When they’re ready to take him off the support systems, his little kid is talking to him, and he wakes up, sits up. He says he’s been dreaming of God, of angels, but the doctors say there’s no possibility he could have had dreams. The explanations are very thorough, very scientific.
I don’t want to give everything away, but I’ve read hundreds of books, and this one really impacted me.
“Flow-Based Leadership: What the Best Firefighters Can Teach You about Leadership and Making Hard Decisions” by Judith L. Glick-Smith, Ph.D.

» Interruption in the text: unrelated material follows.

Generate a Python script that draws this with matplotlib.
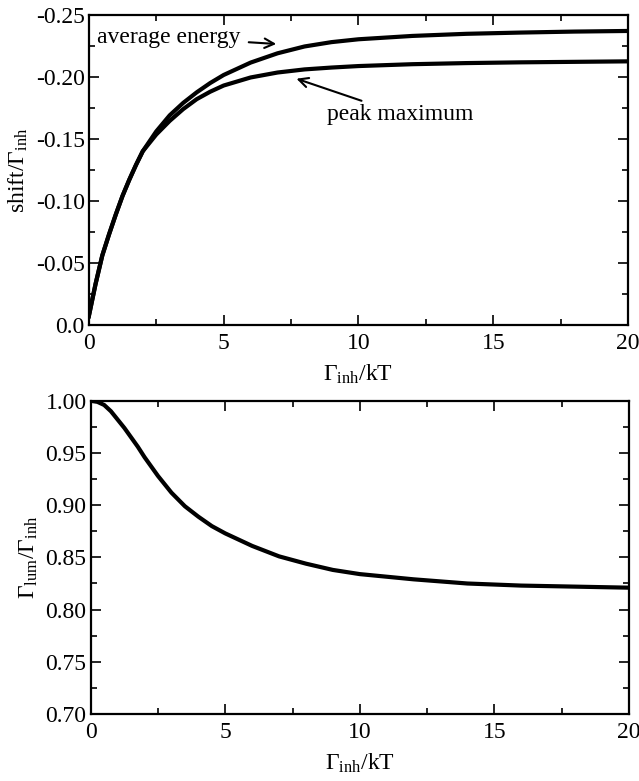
import numpy as np
import matplotlib
matplotlib.use("Agg")
import matplotlib.pyplot as plt

plt.rcParams['font.family'] = 'Liberation Serif'
plt.rcParams['mathtext.fontset'] = 'custom'
plt.rcParams['mathtext.rm'] = 'Liberation Serif'
plt.rcParams['mathtext.it'] = 'Liberation Serif:italic'
plt.rcParams['axes.unicode_minus'] = False

# shift of the luminescence band vs inhomogeneous width
x = [0, 0.25, 0.5, 0.75, 1, 1.25, 1.5, 1.75, 2, 2.5, 3, 3.5, 4, 4.5, 5,
     6, 7, 8, 9, 10, 12, 14, 16, 18, 20]
avg_energy = [-0.007, -0.033, -0.056, -0.073, -0.089, -0.104, -0.117, -0.129, -0.140,
              -0.156, -0.169, -0.179, -0.1875, -0.195, -0.2015, -0.2115, -0.219, -0.2245,
              -0.228, -0.2303, -0.233, -0.2347, -0.2357, -0.2365, -0.237]
peak_max = [-0.007, -0.033, -0.056, -0.073, -0.089, -0.104, -0.117, -0.129, -0.140,
            -0.1535, -0.1645, -0.174, -0.182, -0.188, -0.193, -0.1995, -0.2035, -0.206,
            -0.2075, -0.2087, -0.2102, -0.2111, -0.2117, -0.2121, -0.2125]

# width ratio
ratio = [1.000, 0.999, 0.996, 0.990, 0.982, 0.974, 0.965, 0.956, 0.946,
         0.928, 0.912, 0.899, 0.889, 0.880, 0.873, 0.861, 0.851, 0.844,
         0.838, 0.834, 0.829, 0.825, 0.823, 0.822, 0.821]

top_yticks = [0.0, -0.05, -0.10, -0.15, -0.20, -0.25]
top_ylabels = ["0.0", "-0.05", "-0.10", "-0.15", "-0.20", "-0.25"]
bot_yticks = [0.70, 0.75, 0.80, 0.85, 0.90, 0.95, 1.00]
xticks = [0, 5, 10, 15, 20]

xlab = r"$\Gamma_{\mathrm{inh}}$/kT"


def style(ax):
    ax.tick_params(which='both', direction='in', top=True, right=True, width=1.2)
    ax.tick_params(which='major', length=7, labelsize=17)
    ax.tick_params(axis='x', which='major', pad=6)
    ax.tick_params(axis='y', which='major', pad=3)
    ax.tick_params(which='minor', length=4)
    for s in ax.spines.values():
        s.set_linewidth(1.6)


fig = plt.figure(figsize=(6.39, 7.81), dpi=100)

ax1 = fig.add_axes([0.139, 0.584, 0.844, 0.397])
ax1.plot(x, avg_energy, 'k', lw=3)
ax1.plot(x, peak_max, 'k', lw=3)
ax1.set_xlim(0, 20)
ax1.set_ylim(0.0, -0.25)
ax1.set_xticks(xticks)
ax1.set_xticks(np.arange(0, 20.1, 2.5), minor=True)
ax1.set_yticks(top_yticks)
ax1.set_yticklabels(top_ylabels)
ax1.set_yticks(np.arange(0, -0.251, -0.025), minor=True)
ax1.set_xlabel(xlab, fontsize=17, labelpad=6)
ax1.set_ylabel(r"shift/$\Gamma_{\mathrm{inh}}$", fontsize=17, labelpad=4)
style(ax1)
ax1.annotate("average energy", xy=(6.95, -0.2265), xytext=(0.3, -0.232),
             fontsize=17, va='center',
             arrowprops=dict(arrowstyle='->', lw=1.5, color='k', shrinkA=4, shrinkB=0))
ax1.annotate("peak maximum", xy=(7.7, -0.1985), xytext=(8.85, -0.170),
             fontsize=17, va='center',
             arrowprops=dict(arrowstyle='->', lw=1.5, color='k', shrinkA=0, shrinkB=0))

ax2 = fig.add_axes([0.142, 0.0858, 0.842, 0.401])
ax2.plot(x, ratio, 'k', lw=3)
ax2.set_xlim(0, 20)
ax2.set_ylim(0.70, 1.00)
ax2.set_xticks(xticks)
ax2.set_xticks(np.arange(0, 20.1, 2.5), minor=True)
ax2.set_yticks(bot_yticks)
ax2.set_yticklabels(["%.2f" % v for v in bot_yticks])
ax2.set_yticks(np.arange(0.70, 1.001, 0.025), minor=True)
ax2.set_xlabel(xlab, fontsize=17, labelpad=6)
ax2.set_ylabel(r"$\Gamma_{\mathrm{lum}}$/$\Gamma_{\mathrm{inh}}$", fontsize=17, labelpad=4)
style(ax2)

fig.savefig("out.png", dpi=100)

I met the author at a conference. She studied firefighters in the flow. Have you ever been doing something — could be making cupcakes or writing a book —when you just hit a rhythm, time stands still, what they call being in the zone or the flow? As a chief working a fire you know that if you choose the wrong tactic, path, you can kill your own people, let alone the people we’re there to save.
The author talks about how to control that flow to make good decisions, then how to trigger it, and the last point I haven’t gotten to yet is leadership.
“The Bone Labyrinth,” a Sigma Force novel by James Rollins
This one’s going to be great — fun and relaxing. The author, James Rollins, is like Dan Brown.
I’ve read all of Dan Brown’s books. I like how Brown takes real history, real science, and then puts fantasy and science fiction into it. There’s lots of research; he does his homework. This guy Rollins does the same.
“The Bone Labyrinth” also gets pretty complicated. Just on the first few pages you’ve got mountain climbing, Croatian folklore, geology, meteorology, evolutionary anthropology, and historical tales of horror.
I’m really looking forward to this one!